Postby desmond » Thu Sep 24, 2020 11:00 am

Sam Spoons wrote:I really don't get that, close eyes, visualise drummer on stage in front of you (Simon Phillips, 1977, first live concert supporting the album) he plays that iconic tom fill and you watch him play the drums from high to low, right to left from your sound desk perspective, the sound coming out of the speakers goes left to right!!!!!

That's the thing though: when I'm building a mix (or just listening to music, really), I don't think of the music like I'm watching a band on stage that's playing something to the audience, where the listener is sitting.

I feel like I'm in the middle of the music - like I'm playing in the band - and that's pretty much how I visualise when I listen to music anyway. I want to be immersed in it - I don't want to be 30 rows back, disconnected and away from the music - I want to be part of it. And for me this is more usually what recorded music is, with extreme panning and so on.
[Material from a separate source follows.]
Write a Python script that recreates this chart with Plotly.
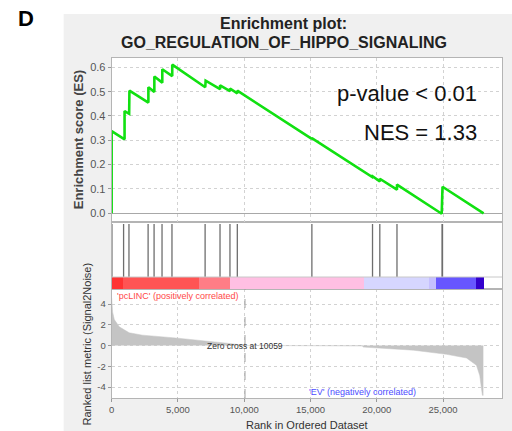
import plotly.graph_objects as go

# ---------------- data ----------------
es_rank = [0, 0, 973, 973, 1320, 1340, 2770, 2770, 3220, 3220, 3820, 3820, 4570, 4570,
           7060, 7090, 8180, 8180, 8930, 8930, 9480, 9480, 15100, 15100, 19660, 19680,
           20230, 20230, 21525, 21525, 24900, 24925, 24960, 28060]
es_value = [0.0, 0.338, 0.304, 0.42, 0.409, 0.504, 0.455, 0.518, 0.499, 0.562, 0.537, 0.592,
            0.564, 0.611, 0.518, 0.545, 0.51, 0.526, 0.502, 0.513, 0.493, 0.504, 0.306,
            0.309, 0.149, 0.152, 0.131, 0.142, 0.097, 0.118, -0.002, 0.05, 0.109, 0.0]

hit_rank = [20, 900, 1305, 2750, 3200, 3800, 4550, 7050, 8175, 8925, 9480, 15105,
            19680, 20230, 21525, 24930, 24960]

metric_rank = [0, 20, 75, 200, 575, 1325, 2320, 4815, 6810, 7200, 8500, 9500, 10059,
               15000, 18900, 18990, 22780, 25270, 26770, 27520, 27770, 27970, 28040]
metric_value = [4.6, 4.0, 3.2, 2.5, 1.8, 1.23, 1.0, 0.73, 0.5, 0.42, 0.25, 0.1, 0.0,
                -0.02, -0.04, -0.15, -0.45, -0.85, -1.2, -1.9, -2.9, -4.8, -4.8]

band_start = [0, 823, 6590, 8900, 19030, 23950, 24430, 27430]
band_end = [823, 6590, 8900, 19030, 23950, 24430, 27430, 28050]
band_color = ["#ff3333", "#ff5454", "#ff7d86", "#ffbfe3", "#d6d6ff", "#c6c0ff",
              "#6756ff", "#3300cc"]

x_tickvals = [0, 5000, 10000, 15000, 20000, 25000]
x_ticktext = ["0", "5,000", "10,000", "15,000", "20,000", "25,000"]
es_tickvals = [0.0, 0.1, 0.2, 0.3, 0.4, 0.5, 0.6]
es_ticktext = ["0.0", "0.1", "0.2", "0.3", "0.4", "0.5", "0.6"]
metric_tickvals = [-4, -2, 0, 2, 4]
metric_ticktext = ["-4", "-2", "0", "2", "4"]

zero_cross = 10059
title_1 = "Enrichment plot:"
title_2 = "GO_REGULATION_OF_HIPPO_SIGNALING"
p_text = "p-value < 0.01"
nes_text = "NES = 1.33"
pos_label = "'pcLINC' (positively correlated)"
neg_label = "'EV' (negatively correlated)"
zero_label = "Zero cross at 10059"

# ---------------- layout helpers ----------------
W, H = 512, 431
FONT = "Liberation Sans"


def px(x):
    return x / W


def py(y):
    return 1 - y / H


X0, X1 = 109.3, 502.0
XRANGE = [0, (X1 - X0) * 75.0]
xdom = [px(X0), px(X1)]
top_dom = [py(222), py(58)]
mid_dom = [py(289), py(222)]
bot_dom = [py(398), py(289)]

fig = go.Figure()

# ES curve (top)
fig.add_trace(go.Scatter(x=es_rank, y=es_value, mode="lines",
                         line=dict(color="#11e011", width=2.6),
                         xaxis="x3", yaxis="y3", hoverinfo="skip"))

# color band (middle)
fig.add_trace(go.Bar(x=[(s + e) / 2 for s, e in zip(band_start, band_end)],
                     width=[e - s for s, e in zip(band_start, band_end)],
                     y=[12] * len(band_start), base=0,
                     marker=dict(color=band_color, line=dict(width=0)),
                     xaxis="x2", yaxis="y2", hoverinfo="skip"))

# hit lines (middle)
hx, hy = [], []
for r in hit_rank:
    hx += [r, r, None]
    hy += [12, 65, None]
fig.add_trace(go.Scatter(x=hx, y=hy, mode="lines",
                         line=dict(color="#6e6e6e", width=1.3),
                         xaxis="x2", yaxis="y2", hoverinfo="skip"))

# ranked list metric (bottom)
fig.add_trace(go.Scatter(x=metric_rank, y=metric_value, mode="lines",
                         line=dict(color="#c4c4c4", width=0.5),
                         fill="tozeroy", fillcolor="#c4c4c4",
                         xaxis="x", yaxis="y", hoverinfo="skip"))

grid = dict(showgrid=True, gridcolor="#d2d2d2", griddash="dot", gridwidth=1)
border = dict(showline=True, mirror=True, linecolor="#b4b4b4", linewidth=1)
tickf = dict(family=FONT, size=9.5, color="#555")

fig.update_layout(
    width=W, height=H, margin=dict(l=0, r=0, t=0, b=0),
    paper_bgcolor="white", plot_bgcolor="white", showlegend=False,
    bargap=0,
    xaxis=dict(domain=xdom, range=XRANGE, anchor="y", tickvals=x_tickvals,
               ticktext=x_ticktext, ticks="outside", ticklen=3, tickcolor="#999",
               tickfont=tickf, zeroline=False, **grid, **border),
    yaxis=dict(domain=bot_dom, range=[-5.06, 5.45], anchor="x", tickvals=metric_tickvals,
               ticktext=metric_ticktext, ticks="outside", ticklen=3, tickcolor="#999",
               tickfont=tickf, zeroline=False, **grid, **border),
    xaxis2=dict(domain=xdom, range=XRANGE, anchor="y2", showticklabels=False,
                showgrid=False, zeroline=False, ticks="", **border),
    yaxis2=dict(domain=mid_dom, range=[0, 67], anchor="x2", showticklabels=False,
                showgrid=False, zeroline=False, ticks="", **border),
    xaxis3=dict(domain=xdom, range=XRANGE, anchor="y3", showticklabels=False,
                ticks="", zeroline=False, tickvals=x_tickvals, **grid, **border),
    yaxis3=dict(domain=top_dom, range=[-0.0358, 0.6383], anchor="x3",
                tickvals=es_tickvals, ticktext=es_ticktext, ticks="outside", ticklen=3,
                tickcolor="#999", tickfont=dict(family=FONT, size=11, color="#555"),
                zeroline=True, zerolinecolor="#a8a8a8", zerolinewidth=1,
                **grid, **border),
)

shapes = [
    dict(type="rect", xref="paper", yref="paper", x0=px(61), x1=1, y0=0, y1=py(14),
         fillcolor="#f0f0f0", line=dict(width=0), layer="below"),
    dict(type="rect", xref="paper", yref="paper", x0=xdom[0], x1=xdom[1],
         y0=py(398), y1=py(58), fillcolor="white", line=dict(width=0), layer="below"),
    dict(type="line", xref="x2 domain", yref="y2", x0=0, x1=1, y0=12, y1=12,
         line=dict(color="#c8c8c8", width=1)),
    dict(type="line", xref="x", yref="y domain", x0=zero_cross, x1=zero_cross, y0=0, y1=1,
         line=dict(color="#a0a0a0", width=1, dash="dash")),
]
fig.update_layout(shapes=shapes)

ann = [
    dict(text="<b>D</b>", x=px(23), y=py(18), font=dict(family=FONT, size=22, color="#000")),
    dict(text="<b>" + title_1 + "</b>", x=px(282), y=py(23),
         font=dict(family=FONT, size=16, color="#222")),
    dict(text="<b>" + title_2 + "</b>", x=px(283), y=py(42),
         font=dict(family=FONT, size=16, color="#222")),
    dict(text=p_text, x=px(479), y=py(93), xanchor="right",
         font=dict(family=FONT, size=22, color="#111")),
    dict(text=nes_text, x=px(479), y=py(132), xanchor="right",
         font=dict(family=FONT, size=22, color="#111")),
    dict(text=pos_label, x=px(113), y=py(296), xanchor="left",
         font=dict(family=FONT, size=9, color="#ff4848")),
    dict(text=neg_label, x=px(306), y=py(392), xanchor="left",
         font=dict(family=FONT, size=9, color="#4d4dff")),
    dict(text="<b>Enrichment score (ES)</b>", x=px(76.7), y=py(140), textangle=-90,
         font=dict(family=FONT, size=13, color="#444")),
    dict(text="Ranked list metric (Signal2Noise)", x=px(84), y=py(344), textangle=-90,
         font=dict(family=FONT, size=11, color="#333")),
    dict(text="Rank in Ordered Dataset", x=px(305.5), y=py(425),
         font=dict(family=FONT, size=11, color="#333")),
]
for a in ann:
    a.setdefault("xref", "paper")
    a.setdefault("yref", "paper")
    a.setdefault("xanchor", "center")
    a["yanchor"] = "middle"
    a["showarrow"] = False
fig.update_layout(annotations=ann)
fig.add_annotation(text=zero_label, x=zero_cross, y=0, xref="x", yref="y",
                   xanchor="center", yanchor="middle", showarrow=False,
                   font=dict(family=FONT, size=8.5, color="#333"))

fig.write_html("out.html", config={"displayModeBar": False},
               post_script="document.body.style.margin='0px';document.body.style.overflow='hidden';")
If you were always "out in the audience" then extreme panning stops working in the same way anyway.

On things like an actual live show (or video performance of a live show), where I am *actually* watching musicians on stage perform, my brain can make the necessary translations for what I'm hearing to still make sense (ie, it doesn't confuse me if my eyes force an audience perspective on me), but also in those cases, the music is usually presented in an audience perspective anyway so things will "match up".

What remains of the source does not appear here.